Un dossier qui se retrouve systématiquement en dessous de la pile, des expertises qui traînent en longueur, deux recours en justice... Cela fait plus de six ans que Javier Losada Pereira a déposé une demande de rente AI et sa situation n’est toujours pas réglée. En attendant, il est sans ressources: «Reste à espérer que ma femme continue à me nourrir», remarque notre lecteur, désabusé.
A en croire Alain Porchet, directeur de l’Office de l’assurance-invalidité pour le canton de Vaud, cette «bulle» resterait exceptionnelle dans un système par ailleurs bien huilé. Vraiment?
L’exception qui...
«J’ai une armoire pleine de cas qui mettent cinq à six ans à aboutir», répond Thierry Thonney, avocat de Javier Losada Pereira et président de la section vaudoise de l’Assuas (Association des usagers d’assurances sociales). Même son de cloche du côté du Centre social protestant (CSP), qui dénonce les lenteurs du système depuis un certain temps déjà. Et même si seule une minorité des 24 000 cas traités par l’AI chaque année dans le canton de Vaud tarde à aboutir, chacun cache une situation humaine dramatique. Financièrement, après les 24 mois couverts par l’assurance perte de gain, il ne reste souvent plus que l’assistance publique pour survivre.
Sept ans de galère
Les problèmes de Javier Losada Pereira commencent en novembre 1995, lorsque des douleurs dorsales l’obligent à abandonner son métier de maçon. En mai 1996, notre lecteur dépose une demande de rente auprès de l’Office AI du canton de Vaud. Lequel met trois ans à se prononcer pour ne lui accorder finalement qu’une rente à 50%. Car selon elle, Javier Losada Pereira serait capable de reprendre une activité à temps partiel moins dure physiquement, comme pompiste ou ouvrier dans une usine (lire encadré). Or, concrètement, il est très difficile de retrouver une place lorsqu’on est malade, sans qualification et qu’on n’a pas travaillé depuis plusieurs années. M. Pereira saisit donc le Tribunal cantonal des assurances. Son recours est admis en juin 2000 et son dossier renvoyé à l’Office AI pour complément d’instruction. Une année plus tard, coup de théâtre: l’AI revient sur sa décision, mais pas dans le sens escompté. On l’estime capable de gagner complètement sa vie et sa demi-rente lui est retirée!
L’AI serre la vis
«Cela paraît injuste, mais juridiquement, on ne peut pas reprocher à l’Office AI de reconsidérer une situation», remarque Thierry Thonney. L’avocat constate toutefois que l’Office AI est devenu plus sévère, notamment vis-à-vis des personnes présentant des troubles d’origine psychosomatique, comme pour son client. Or, ce sont des cas complexes, demandant souvent plusieurs expertises médicales, que les lenteurs administratives viennent encore compliquer.
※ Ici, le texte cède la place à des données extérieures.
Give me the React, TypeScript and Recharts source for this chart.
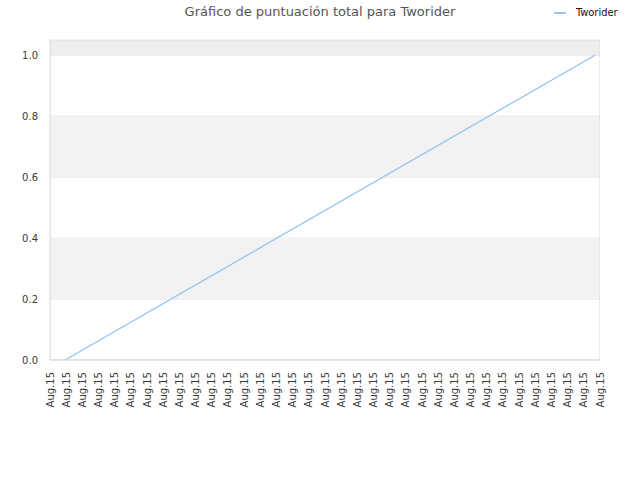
import React from "react";
import {
  LineChart,
  Line,
  XAxis,
  YAxis,
  CartesianGrid,
  ReferenceArea,
  Legend,
} from "recharts";

const tickLabels: string[] = [
  "Aug.15", "Aug.15", "Aug.15", "Aug.15", "Aug.15", "Aug.15", "Aug.15",
  "Aug.15", "Aug.15", "Aug.15", "Aug.15", "Aug.15", "Aug.15", "Aug.15",
  "Aug.15", "Aug.15", "Aug.15", "Aug.15", "Aug.15", "Aug.15", "Aug.15",
  "Aug.15", "Aug.15", "Aug.15", "Aug.15", "Aug.15", "Aug.15", "Aug.15",
  "Aug.15", "Aug.15", "Aug.15", "Aug.15", "Aug.15", "Aug.15", "Aug.15",
];
const tickPositions: number[] = [
  0, 1, 2, 3, 4, 5, 6, 7, 8, 9, 10, 11, 12, 13, 14, 15, 16, 17, 18, 19, 20,
  21, 22, 23, 24, 25, 26, 27, 28, 29, 30, 31, 32, 33, 34,
];
const pointTimes: number[] = [0.93, 33.69];
const scores: number[] = [0, 1];
const yTicks: number[] = [0, 0.2, 0.4, 0.6, 0.8, 1.0];
const seriesName = "Tworider";
const title = "Gráfico de puntuación total para Tworider";

const data = pointTimes.map((t, i) => ({ t, score: scores[i] }));

const FONT = "'DejaVu Sans', sans-serif";
const LINE_COLOR = "#94c4f4";

const XTick = (props: any) => {
  const { x, y, payload } = props;
  const yy = y + 12;
  const label = tickLabels[tickPositions.indexOf(payload.value)] ?? "";
  return (
    <text
      x={x}
      y={yy}
      transform={`rotate(-90, ${x}, ${yy})`}
      textAnchor="end"
      dy="0.35em"
      fontSize={10}
      fontFamily={FONT}
      fill="#3a3a3a"
    >
      {label}
    </text>
  );
};

const YTick = (props: any) => {
  const { x, y, payload } = props;
  return (
    <text
      x={x - 12}
      y={y}
      textAnchor="end"
      dy="0.35em"
      fontSize={10}
      fontFamily={FONT}
      fill="#3a3a3a"
    >
      {Number(payload.value).toFixed(1)}
    </text>
  );
};

const LegendContent = () => (
  <div
    style={{
      display: "flex",
      alignItems: "center",
      fontFamily: "'DejaVu Sans Condensed', 'DejaVu Sans', sans-serif",
      fontStretch: "condensed",
      fontSize: 11,
      color: "#111",
      whiteSpace: "nowrap",
    }}
  >
    <svg width={12} height={4} style={{ marginRight: 10 }}>
      <line x1={0} y1={2} x2={12} y2={2} stroke={LINE_COLOR} strokeWidth={2} />
    </svg>
    <span>{seriesName}</span>
  </div>
);

export default function App() {
  return (
    <div
      style={{
        position: "absolute",
        left: 0,
        top: 0,
        width: 640,
        height: 480,
        background: "#fff",
      }}
    >
      <div
        style={{
          position: "absolute",
          left: 0,
          top: 4,
          width: 640,
          textAlign: "center",
          fontFamily: FONT,
          fontSize: 13,
          color: "#555",
          zIndex: 2,
        }}
      >
        {title}
      </div>
      <LineChart
        width={640}
        height={480}
        data={data}
        margin={{ top: 40, right: 40, bottom: 0, left: 0 }}
      >
        <ReferenceArea y1={0.2} y2={0.4} fill="#f2f2f2" fillOpacity={1} stroke="none" ifOverflow="hidden" />
        <ReferenceArea y1={0.6} y2={0.8} fill="#f2f2f2" fillOpacity={1} stroke="none" ifOverflow="hidden" />
        <ReferenceArea y1={1.0} y2={1.05} fill="#eeeeee" fillOpacity={1} stroke="none" ifOverflow="hidden" />
        <CartesianGrid horizontal vertical={false} stroke="#e2e2e2" />
        <ReferenceArea
          x1={0}
          x2={34}
          y1={0}
          y2={1.05}
          fill="none"
          stroke="#dddddd"
          strokeWidth={1}
          ifOverflow="hidden"
        />
        <XAxis
          dataKey="t"
          type="number"
          domain={[0, 34]}
          ticks={tickPositions}
          interval={0}
          height={120}
          tickLine={false}
          tickSize={0}
          tickMargin={0}
          axisLine={{ stroke: "#dddddd" }}
          tick={<XTick />}
        />
        <YAxis
          type="number"
          domain={[0, 1.05]}
          ticks={yTicks}
          width={50}
          tickLine={false}
          tickSize={0}
          tickMargin={0}
          axisLine={{ stroke: "#dddddd" }}
          tick={<YTick />}
          allowDataOverflow
        />
        <Legend
          layout="vertical"
          align="center"
          verticalAlign="middle"
          wrapperStyle={{ top: 6, left: 554, right: "auto", bottom: "auto", width: 86 }}
          content={<LegendContent />}
        />
        <Line
          type="linear"
          dataKey="score"
          name={seriesName}
          stroke={LINE_COLOR}
          strokeWidth={1.3}
          dot={false}
          isAnimationActive={false}
        />
      </LineChart>
    </div>
  );
}
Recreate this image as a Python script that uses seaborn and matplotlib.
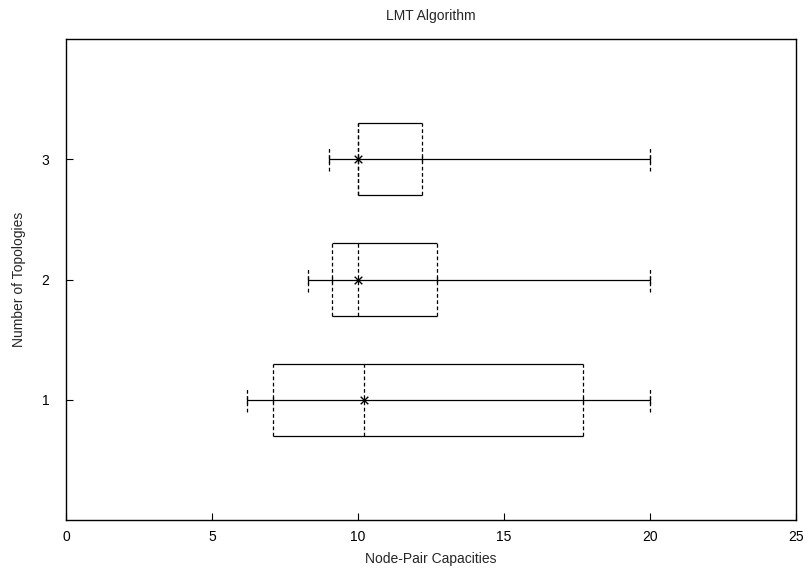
import matplotlib
matplotlib.use('Agg')
import matplotlib.pyplot as plt
import seaborn as sns
import pandas as pd

sns.set_style('white')
plt.rcParams['font.family'] = ['Liberation Sans', 'DejaVu Sans']

# summary values (one entry per topology count)
topology = [1, 2, 3]
whisker_lo = [6.2, 8.3, 9.0]
box_lo = [7.1, 9.1, 10.0]
median = [10.2, 10.0, 10.0]
box_hi = [17.7, 12.7, 12.2]
whisker_hi = [20.0, 20.0, 20.0]

df = pd.DataFrame({'topology': topology, 'wlo': whisker_lo, 'blo': box_lo,
                   'med': median, 'bhi': box_hi, 'whi': whisker_hi})

half_box = 0.3
half_cap = 0.1
lw = 0.9
dash = (0, (3, 2))

fig = plt.figure(figsize=(8.09, 5.73), dpi=100)
ax = fig.add_axes([66/809, 53/573, 730/809, 481/573])

y = df['topology']
# whisker line through the whole range
ax.hlines(y, df['wlo'], df['whi'], color='black', lw=lw)
# box top and bottom edges
ax.hlines(y + half_box, df['blo'], df['bhi'], color='black', lw=lw)
ax.hlines(y - half_box, df['blo'], df['bhi'], color='black', lw=lw)
# box ends and median, dashed
for col in ['blo', 'bhi', 'med']:
    ax.vlines(df[col], y - half_box, y + half_box, color='black', lw=lw, linestyles=dash)
# whisker caps
for col in ['wlo', 'whi']:
    ax.vlines(df[col], y - half_cap, y + half_cap, color='black', lw=lw, linestyles=dash)
    ax.plot(df[col], y, ls='none', marker='|', ms=6, mew=lw, color='black')
for col in ['blo', 'bhi']:
    ax.plot(df[col], y, ls='none', marker='|', ms=5, mew=lw, color='black')

sns.scatterplot(data=df, x='med', y='topology', marker='x', color='black',
                s=30, linewidth=1, ax=ax, zorder=5)

ax.set_xlim(0, 25)
ax.set_ylim(0, 4)
ax.set_xticks([0, 5, 10, 15, 20, 25])
ax.set_yticks([1, 2, 3])
ax.tick_params(direction='in', length=5, width=0.8, labelsize=10,
               bottom=True, left=True, colors='black')
ax.tick_params(axis='x', pad=7)
ax.tick_params(axis='y', pad=12)
for s in ax.spines.values():
    s.set_color('black')
    s.set_linewidth(1.0)

ax.set_xlabel('Node-Pair Capacities', fontsize=10, labelpad=6)
ax.set_ylabel('Number of Topologies', fontsize=10, labelpad=11)
ax.set_title('LMT Algorithm', fontsize=10, pad=14)

fig.savefig('out.png', dpi=100)
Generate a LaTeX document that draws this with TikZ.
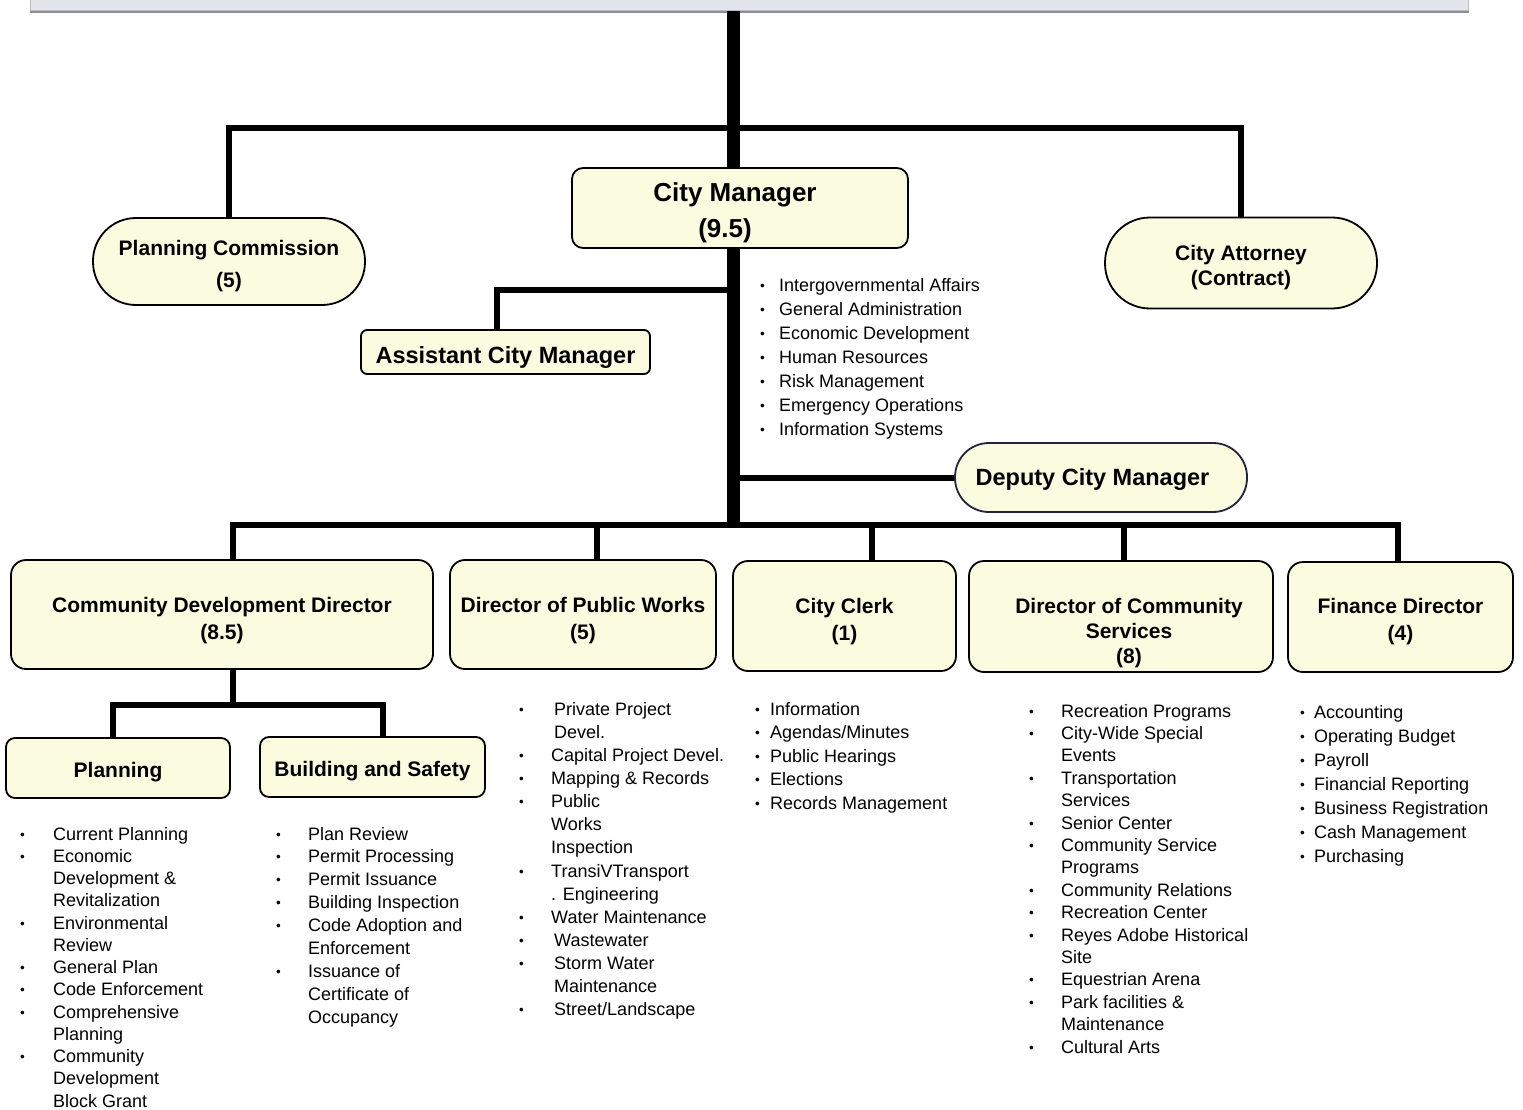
\documentclass[tikz,border=0pt]{standalone}
\usepackage{fontspec}
\setmainfont{Liberation Sans}
\usetikzlibrary{backgrounds}
\definecolor{boxfill}{RGB}{251,251,224}
\definecolor{topfill}{RGB}{226,229,233}
\definecolor{topedge}{RGB}{140,142,146}
\newcommand\bu{\raisebox{1pt}{\scalebox{0.75}{\textbullet}}}
\newcommand\blist[2]{\begin{tabular}[t]{@{}p{#1}@{}l@{}}#2\end{tabular}}
\newcommand\up[1]{\rule{0pt}{#1}}
\tikzset{
  base/.style={draw=black, line width=1.8pt, fill=boxfill, inner sep=0pt, align=center},
  rbox/.style={base, rounded corners=#1},
  stadium/.style={base, rounded corners=#1},
  ttl/.style={font=\bfseries\fontsize{21}{27}\selectfont},
  conn/.style={line width=6pt, line cap=rect},
  drop/.style={line width=6pt},
  trunk/.style={line width=13pt},
  blst/.style={anchor=base west, inner sep=0pt},
}
\begin{document}
\begin{tikzpicture}[x=1pt,y=-1pt]
\useasboundingbox (0,0) rectangle (1523,1110);

% top box
\node[draw=topedge!60, fill=topfill, line width=1pt, minimum width=1438pt, minimum height=32pt, inner sep=0pt] (top) at (749,-5) {};

% coordinates on the trunk
\coordinate (tk) at (733,525);
\coordinate (h1) at (733,128);
\coordinate (j1) at (733,290);
\coordinate (sub) at (233,705);

% upper nodes
\node[stadium=43pt, minimum width=272pt, minimum height=87pt, font=\bfseries\fontsize{21}{32}\selectfont] (pc) at (229,261.5) {\up{25pt}Planning Commission\\(5)};
\node[rbox=11pt, minimum width=336pt, minimum height=80pt, font=\bfseries\fontsize{26}{36}\selectfont] (cm) at (740,208) {\up{29pt}\hspace*{-10pt}City Manager\\\hspace*{-30pt}(9.5)};
\node[stadium=45pt, minimum width=272pt, minimum height=91pt, font=\bfseries\fontsize{21}{25}\selectfont] (ca) at (1241,263) {\up{25pt}City Attorney\\(Contract)};
\node[rbox=6pt, minimum width=289pt, minimum height=44pt, font=\bfseries\fontsize{23.5}{28}\selectfont] (acm) at (505.5,352) {\up{27pt}Assistant City Manager};
\node[stadium=34pt, minimum width=292pt, minimum height=69pt, draw={rgb,255:red,35;green,35;blue,60}, font=\bfseries\fontsize{23.5}{28}\selectfont] (dcm) at (1101,477.5) {\up{21pt}\hspace*{-17pt}Deputy City Manager};

% directors
\node[rbox=15pt, minimum width=422pt, minimum height=109pt, ttl] (cdd) at (222,614.5) {\up{27pt}Community Development Director\\(8.5)};
\node[rbox=15pt, minimum width=266pt, minimum height=109pt, ttl] (dpw) at (583,614.5) {\up{27pt}Director of Public Works\\(5)};
\node[rbox=15pt, minimum width=223pt, minimum height=110pt, ttl] (cc) at (844.5,616) {\up{27pt}City Clerk\\(1)};
\node[rbox=15pt, minimum width=304pt, minimum height=111pt, ttl, font=\bfseries\fontsize{21}{25}\selectfont] (dcs) at (1121,616.5) {\up{49pt}\hspace*{16pt}Director of Community\\\hspace*{16pt}Services\\\hspace*{16pt}(8)};
\node[rbox=15pt, minimum width=225pt, minimum height=110pt, ttl] (fd) at (1400.5,617) {\up{24pt}Finance Director\\(4)};

% sub units
\node[rbox=9pt, minimum width=224pt, minimum height=60pt, ttl] (pl) at (118,768) {\up{23pt}Planning};
\node[rbox=9pt, minimum width=225pt, minimum height=60pt, ttl] (bs) at (372.5,767) {\up{23pt}Building and Safety};

% lists
\node[blst, font=\fontsize{18}{24}\selectfont] (cml) at (760,291) {\blist{19pt}{%
\bu & Intergovernmental Affairs\\
\bu & General Administration\\
\bu & Economic Development\\
\bu & Human Resources\\
\bu & Risk Management\\
\bu & Emergency Operations\\
\bu & Information Systems}};

\node[blst, font=\fontsize{18}{22.25}\selectfont] (pll) at (20,840) {\blist{33pt}{%
\bu & Current Planning\\
\bu & Economic\\
    & Development \&\\
    & Revitalization\\
\bu & Environmental\\
    & Review\\
\bu & General Plan\\
\bu & Code Enforcement\\
\bu & Comprehensive\\
    & Planning\\
\bu & Community\\
    & Development\\
    & Block Grant}};

\node[blst, font=\fontsize{18}{22.9}\selectfont] (bsl) at (276,840) {\blist{32pt}{%
\bu & Plan Review\\
\bu & Permit Processing\\
\bu & Permit Issuance\\
\bu & Building Inspection\\
\bu & Code Adoption and\\
    & Enforcement\\
\bu & Issuance of\\
    & Certificate of\\
    & Occupancy}};

\node[blst, font=\fontsize{18}{23.15}\selectfont] (dpwl) at (519,715) {\blist{32pt}{%
\bu & \hspace*{3pt}Private Project\\
    & \hspace*{3pt}Devel.\\
\bu & Capital Project Devel.\\
\bu & Mapping \& Records\\
\bu & Public\\
    & Works\\
    & Inspection\\
\bu & TransiVTransport\\
    & . Engineering\\
\bu & Water Maintenance\\
\bu & \hspace*{3pt}Wastewater\\
\bu & \hspace*{3pt}Storm Water\\
    & \hspace*{3pt}Maintenance\\
\bu & \hspace*{3pt}Street/Landscape}};

\node[blst, font=\fontsize{18}{23.5}\selectfont] (ccl) at (755,715) {\blist{15pt}{%
\bu & Information\\
\bu & Agendas/Minutes\\
\bu & Public Hearings\\
\bu & Elections\\
\bu & Records Management}};

\node[blst, font=\fontsize{18}{22.4}\selectfont] (dcsl) at (1029,717) {\blist{32pt}{%
\bu & Recreation Programs\\
\bu & City-Wide Special\\
    & Events\\
\bu & Transportation\\
    & Services\\
\bu & Senior Center\\
\bu & Community Service\\
    & Programs\\
\bu & Community Relations\\
\bu & Recreation Center\\
\bu & Reyes Adobe Historical\\
    & Site\\
\bu & Equestrian Arena\\
\bu & Park facilities \&\\
    & Maintenance\\
\bu & Cultural Arts}};

\node[blst, font=\fontsize{18}{24}\selectfont] (fdl) at (1300,718) {\blist{14pt}{%
\bu & Accounting\\
\bu & Operating Budget\\
\bu & Payroll\\
\bu & Financial Reporting\\
\bu & Business Registration\\
\bu & Cash Management\\
\bu & Purchasing}};

% connectors
\begin{scope}[on background layer]
\fill[white] (0,0) rectangle (1523,1110);
\draw[topedge, line width=3pt] (top.south west) -- (top.south east);
\draw[conn] (pc.north) |- (h1) -| (ca.north);
\draw[conn] (j1) -| ([xshift=-8.5pt]acm.north);
\draw[conn] (dcm.west) -- (dcm.west -| tk);
\draw[conn] ([xshift=11pt]cdd.north) |- (tk) -| ([xshift=-2.5pt]fd.north);
\draw[drop] ([xshift=14pt]dpw.north) -- ++(0,-35);
\draw[drop] ([xshift=27.5pt]cc.north) -- ++(0,-35);
\draw[drop] ([xshift=3pt]dcs.north) -- ++(0,-35);
\draw[conn] ([xshift=11pt]cdd.south) -- (sub);
\draw[conn] ([xshift=-5pt]pl.north) |- (sub) -| ([xshift=10.5pt]bs.north);
\draw[trunk] (top.south -| tk) -- (tk);
\end{scope}
\end{tikzpicture}
\end{document}
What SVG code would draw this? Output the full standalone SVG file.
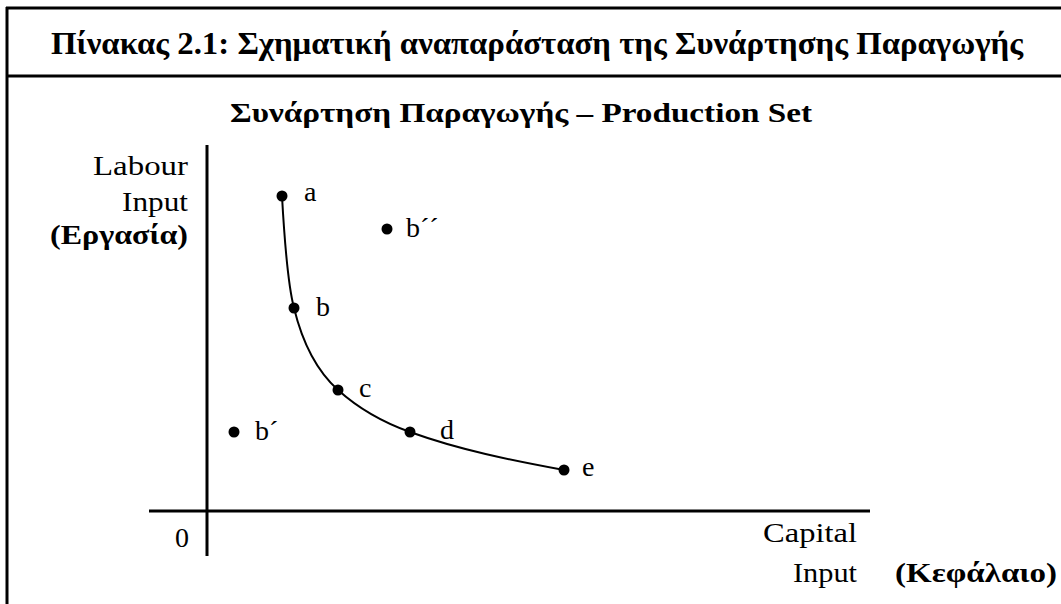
<svg xmlns="http://www.w3.org/2000/svg" width="1061" height="604" viewBox="0 0 1061 604">
<style>
.t{font-family:"Liberation Serif","Times New Roman",serif;fill:#000}
.b{font-weight:bold}
.lbl{font-size:28px}
.ln{stroke:#000;fill:none}
.pt{fill:#000}
</style>
<rect width="1061" height="604" fill="#fff"/>
<g id="frame">
<line class="ln" x1="6" y1="8" x2="1061" y2="8" stroke-width="3"/>
<line class="ln" x1="6" y1="76" x2="1061" y2="76" stroke-width="3"/>
<line class="ln" x1="7" y1="7" x2="7" y2="604" stroke-width="3"/>
<text class="t b" x="51" y="54" font-size="32" textLength="972" lengthAdjust="spacingAndGlyphs">Πίνακας 2.1: Σχηματική αναπαράσταση της Συνάρτησης Παραγωγής</text>
</g>
<g id="subtitle">
<text class="t b" x="230" y="122" font-size="27" textLength="582" lengthAdjust="spacingAndGlyphs">Συνάρτηση Παραγωγής – Production Set</text>
</g>
<g id="axes">
<line class="ln" x1="207" y1="145" x2="207" y2="556" stroke-width="3"/>
<line class="ln" x1="149" y1="511" x2="870" y2="511" stroke-width="3"/>
<text class="t lbl" x="93" y="175" textLength="95" lengthAdjust="spacingAndGlyphs">Labour</text>
<text class="t lbl" x="122" y="211" textLength="66" lengthAdjust="spacingAndGlyphs">Input</text>
<text class="t lbl b" x="50" y="244" textLength="138" lengthAdjust="spacingAndGlyphs">(Εργασία)</text>
<text class="t lbl" x="182" y="547" text-anchor="middle">0</text>
<text class="t lbl" x="763" y="542" textLength="94" lengthAdjust="spacingAndGlyphs">Capital</text>
<text class="t lbl" x="793" y="582" textLength="64" lengthAdjust="spacingAndGlyphs">Input</text>
<text class="t lbl b" x="895" y="582" textLength="162" lengthAdjust="spacingAndGlyphs">(Κεφάλαιο)</text>
</g>
<g id="connectors">
<path class="ln" stroke-width="2" d="M282,196 C285,250 288,285 294,308 C303,345 318,372 338,390 C358,408 382,422 410,432 C460,450 510,460 564,470"/>
</g>
<g id="node-a"><circle class="pt" cx="282" cy="196" r="5.5"/><text class="t lbl" x="304" y="201">a</text></g>
<g id="node-b"><circle class="pt" cx="294" cy="308" r="5.5"/><text class="t lbl" x="316" y="316">b</text></g>
<g id="node-c"><circle class="pt" cx="338" cy="390" r="5.5"/><text class="t lbl" x="359" y="397">c</text></g>
<g id="node-d"><circle class="pt" cx="410" cy="432" r="5.5"/><text class="t lbl" x="440" y="439">d</text></g>
<g id="node-e"><circle class="pt" cx="564" cy="470" r="5.5"/><text class="t lbl" x="582" y="476">e</text></g>
<g id="node-b2"><circle class="pt" cx="387" cy="229" r="5.5"/><text class="t lbl" x="406" y="237">b´´</text></g>
<g id="node-b1"><circle class="pt" cx="234" cy="432" r="5.5"/><text class="t lbl" x="255" y="440">b´</text></g>
</svg>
A cet égard, l’Office AI n’est pas seul en cause. Il y a également la difficulté de trouver des experts. «Et les délais des tribunaux pour traiter les cas de recours sont beaucoup trop longs», dénonce Thierry Thonney. Au jeu du «hâte-toi lentement», ce lecteur se retrouve donc à la case départ, en attendant que son deuxième recours aboutisse...
Sophie Reymondin
droit à la rente
L’invalidité est une notion économique
Pour avoir droit à une rente de l’AI, il faut présenter en moyenne une incapacité de travail de 40% pendant une année au moins. Mais attention: on pense souvent que l’incapacité de travail indiquée dans un certificat médical correspond au degré d’invalidité. Or, celui-ci se fonde sur des critères économiques.
C’est la comparaison entre le «revenu invalide» et le «revenu valide» qui détermine le degré d’invalidité d’un assuré. Autrement dit, on compare le salaire que la personne invalide «pourrait» réaliser avec celui qu’elle gagnait avant de devenir invalide.
Concrètement: revenu valide (par exemple 6000 fr.) moins revenu invalide (par exemple 3000 fr.) = 3000 fr. (perte de salaire). Pour obtenir le degré d’invalidité, on divise la perte de salaire par le revenu valide, donc 3000 fr.:6000 fr. = 0.5, d’où un degré d’invalidité de 50%.
Il faut une invalidité d’au moins 50% pour avoir droit à une demi-rente et d’au moins 66% pour une rente complète. Un degré de moins de 40% ne donne pas droit à une rente AI.
C’est ce mode de calcul qui a desservi Javier Losada Pereira: même si personne ne conteste son incapacité de travail à 100% comme maçon, l’AI a estimé qu’il pourrait pratiquer une autre activité à 100% et que la différence de salaire ne justifiait donc pas le droit à une rente.